If it weren't for the fact that the TV set and the refrigerator are so far apart, some of us wouldn't get any exercise at all.
About This Quote
Joey Adams (1911–1999), a comedian and popular aphorist, was known for one-line observations about modern habits and foibles—especially comfort, consumer culture, and self-indulgence. This quip belongs to the mid-to-late 20th-century American milieu in which television became a dominant leisure activity and household refrigeration made snacking easy and constant. In that setting, jokes about sedentary living and weight gain became staples of stand-up and newspaper quote columns.
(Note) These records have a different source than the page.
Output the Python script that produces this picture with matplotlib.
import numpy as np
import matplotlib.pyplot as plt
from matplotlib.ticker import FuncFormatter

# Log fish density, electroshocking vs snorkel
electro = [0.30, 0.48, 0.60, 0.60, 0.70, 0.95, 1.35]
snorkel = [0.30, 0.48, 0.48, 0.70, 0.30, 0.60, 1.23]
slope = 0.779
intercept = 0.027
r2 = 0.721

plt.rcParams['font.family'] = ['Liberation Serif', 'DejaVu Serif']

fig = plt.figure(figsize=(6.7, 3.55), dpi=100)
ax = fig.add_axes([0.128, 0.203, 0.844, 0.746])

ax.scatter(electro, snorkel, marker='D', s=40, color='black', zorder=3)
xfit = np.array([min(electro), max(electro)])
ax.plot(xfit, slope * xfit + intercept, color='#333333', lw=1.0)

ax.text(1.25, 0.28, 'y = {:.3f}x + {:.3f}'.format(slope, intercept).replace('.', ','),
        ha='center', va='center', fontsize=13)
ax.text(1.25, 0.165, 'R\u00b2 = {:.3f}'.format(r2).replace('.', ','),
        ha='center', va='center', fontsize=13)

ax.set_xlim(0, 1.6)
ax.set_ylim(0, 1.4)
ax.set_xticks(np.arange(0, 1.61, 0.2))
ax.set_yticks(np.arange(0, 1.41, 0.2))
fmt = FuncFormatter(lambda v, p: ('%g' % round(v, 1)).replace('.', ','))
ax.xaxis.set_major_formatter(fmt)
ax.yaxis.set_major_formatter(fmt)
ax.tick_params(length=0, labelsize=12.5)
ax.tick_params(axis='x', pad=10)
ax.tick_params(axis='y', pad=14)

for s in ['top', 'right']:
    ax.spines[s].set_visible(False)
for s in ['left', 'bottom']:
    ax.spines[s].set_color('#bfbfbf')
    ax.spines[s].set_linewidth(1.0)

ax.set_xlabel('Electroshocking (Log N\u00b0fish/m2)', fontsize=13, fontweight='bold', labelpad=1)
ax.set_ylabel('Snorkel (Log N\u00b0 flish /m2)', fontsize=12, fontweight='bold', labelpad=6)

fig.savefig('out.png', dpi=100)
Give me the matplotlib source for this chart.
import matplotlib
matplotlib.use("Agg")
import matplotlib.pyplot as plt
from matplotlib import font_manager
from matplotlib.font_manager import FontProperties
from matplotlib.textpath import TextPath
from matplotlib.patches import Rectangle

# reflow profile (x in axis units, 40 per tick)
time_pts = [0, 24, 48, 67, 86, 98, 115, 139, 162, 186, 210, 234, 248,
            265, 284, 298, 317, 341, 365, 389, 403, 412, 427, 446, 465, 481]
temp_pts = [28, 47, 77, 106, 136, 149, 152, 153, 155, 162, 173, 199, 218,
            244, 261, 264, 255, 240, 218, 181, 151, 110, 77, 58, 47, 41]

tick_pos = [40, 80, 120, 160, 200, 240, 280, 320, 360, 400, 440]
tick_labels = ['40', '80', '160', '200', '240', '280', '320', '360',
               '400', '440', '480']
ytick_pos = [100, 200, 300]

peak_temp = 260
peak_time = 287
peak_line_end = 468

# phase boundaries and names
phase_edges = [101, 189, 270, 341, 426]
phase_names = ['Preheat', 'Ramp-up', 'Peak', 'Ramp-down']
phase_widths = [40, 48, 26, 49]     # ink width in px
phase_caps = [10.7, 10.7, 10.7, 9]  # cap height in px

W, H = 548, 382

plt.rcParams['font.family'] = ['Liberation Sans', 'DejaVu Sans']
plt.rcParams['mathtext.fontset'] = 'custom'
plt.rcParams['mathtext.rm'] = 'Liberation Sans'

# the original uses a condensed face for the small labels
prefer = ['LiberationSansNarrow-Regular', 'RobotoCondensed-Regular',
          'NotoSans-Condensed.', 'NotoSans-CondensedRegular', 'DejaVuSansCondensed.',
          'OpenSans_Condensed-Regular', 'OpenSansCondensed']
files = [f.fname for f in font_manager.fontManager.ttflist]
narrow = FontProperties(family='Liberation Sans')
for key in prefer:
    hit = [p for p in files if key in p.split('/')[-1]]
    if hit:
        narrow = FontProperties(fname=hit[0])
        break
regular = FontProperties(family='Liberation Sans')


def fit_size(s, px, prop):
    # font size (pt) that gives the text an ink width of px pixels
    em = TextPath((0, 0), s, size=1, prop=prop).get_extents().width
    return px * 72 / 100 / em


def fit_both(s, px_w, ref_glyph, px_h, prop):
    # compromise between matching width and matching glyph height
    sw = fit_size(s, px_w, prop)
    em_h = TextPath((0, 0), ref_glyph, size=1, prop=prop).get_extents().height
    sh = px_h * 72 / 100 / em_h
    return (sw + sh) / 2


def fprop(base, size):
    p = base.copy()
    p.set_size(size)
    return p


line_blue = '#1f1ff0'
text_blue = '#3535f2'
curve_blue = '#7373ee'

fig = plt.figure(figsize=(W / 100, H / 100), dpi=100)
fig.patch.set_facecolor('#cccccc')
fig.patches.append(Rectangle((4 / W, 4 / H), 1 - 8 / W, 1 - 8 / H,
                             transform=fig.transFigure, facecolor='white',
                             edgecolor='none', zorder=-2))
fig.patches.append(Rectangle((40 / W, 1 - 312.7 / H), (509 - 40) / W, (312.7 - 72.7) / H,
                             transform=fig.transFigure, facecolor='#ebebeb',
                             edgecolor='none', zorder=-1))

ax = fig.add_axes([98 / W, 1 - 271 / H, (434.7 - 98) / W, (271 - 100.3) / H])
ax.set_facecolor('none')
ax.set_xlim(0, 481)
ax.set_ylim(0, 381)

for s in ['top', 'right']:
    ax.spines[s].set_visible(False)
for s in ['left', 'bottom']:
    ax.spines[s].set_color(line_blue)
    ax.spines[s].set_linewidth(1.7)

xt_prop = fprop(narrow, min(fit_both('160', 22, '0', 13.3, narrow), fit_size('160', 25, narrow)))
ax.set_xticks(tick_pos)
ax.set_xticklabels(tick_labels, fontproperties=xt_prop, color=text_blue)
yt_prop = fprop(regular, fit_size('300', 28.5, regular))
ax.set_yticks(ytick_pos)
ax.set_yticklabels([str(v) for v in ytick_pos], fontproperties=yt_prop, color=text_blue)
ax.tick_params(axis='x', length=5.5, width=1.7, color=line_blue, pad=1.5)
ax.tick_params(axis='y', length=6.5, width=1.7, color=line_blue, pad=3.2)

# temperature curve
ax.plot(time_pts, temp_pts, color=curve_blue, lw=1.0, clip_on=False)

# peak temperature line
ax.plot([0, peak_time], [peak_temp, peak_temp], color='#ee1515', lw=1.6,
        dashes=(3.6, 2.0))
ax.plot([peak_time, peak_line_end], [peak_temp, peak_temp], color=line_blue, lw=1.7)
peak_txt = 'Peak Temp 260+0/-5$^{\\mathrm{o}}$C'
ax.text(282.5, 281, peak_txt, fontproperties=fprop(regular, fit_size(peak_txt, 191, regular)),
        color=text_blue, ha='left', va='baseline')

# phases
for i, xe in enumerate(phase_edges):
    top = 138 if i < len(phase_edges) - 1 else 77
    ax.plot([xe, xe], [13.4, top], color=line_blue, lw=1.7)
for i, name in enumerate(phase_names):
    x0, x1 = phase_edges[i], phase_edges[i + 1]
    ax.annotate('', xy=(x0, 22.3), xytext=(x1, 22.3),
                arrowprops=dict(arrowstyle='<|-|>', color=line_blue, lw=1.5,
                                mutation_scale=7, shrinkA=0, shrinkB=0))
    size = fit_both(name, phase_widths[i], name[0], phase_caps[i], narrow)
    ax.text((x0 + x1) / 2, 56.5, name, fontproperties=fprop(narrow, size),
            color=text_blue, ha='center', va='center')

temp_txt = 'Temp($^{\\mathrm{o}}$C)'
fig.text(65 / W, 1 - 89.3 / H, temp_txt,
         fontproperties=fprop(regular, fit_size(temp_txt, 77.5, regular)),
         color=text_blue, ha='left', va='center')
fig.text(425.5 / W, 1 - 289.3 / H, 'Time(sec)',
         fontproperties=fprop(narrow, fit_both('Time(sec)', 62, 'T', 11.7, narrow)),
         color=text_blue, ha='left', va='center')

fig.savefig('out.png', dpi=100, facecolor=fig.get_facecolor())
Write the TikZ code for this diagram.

Adams’ line plays on the familiar domestic scene of watching TV and making repeated trips to the kitchen, turning the layout of the home into a punchline about how little intentional exercise some people get.
Interpretation
The joke hinges on ironic “exercise”: the only physical activity comes from walking between two appliances associated with passivity and consumption. By pairing the TV (sedentary entertainment) with the refrigerator (ready access to food), Adams satirizes a lifestyle in which comfort technologies reduce movement and encourage mindless eating. The humor works as social critique: it suggests that for many, activity is incidental rather than chosen, and that modern conveniences can quietly reshape health habits. The line also depends on self-recognition—listeners laugh because the scenario is plausible, even familiar—making the admonition feel light rather than moralizing.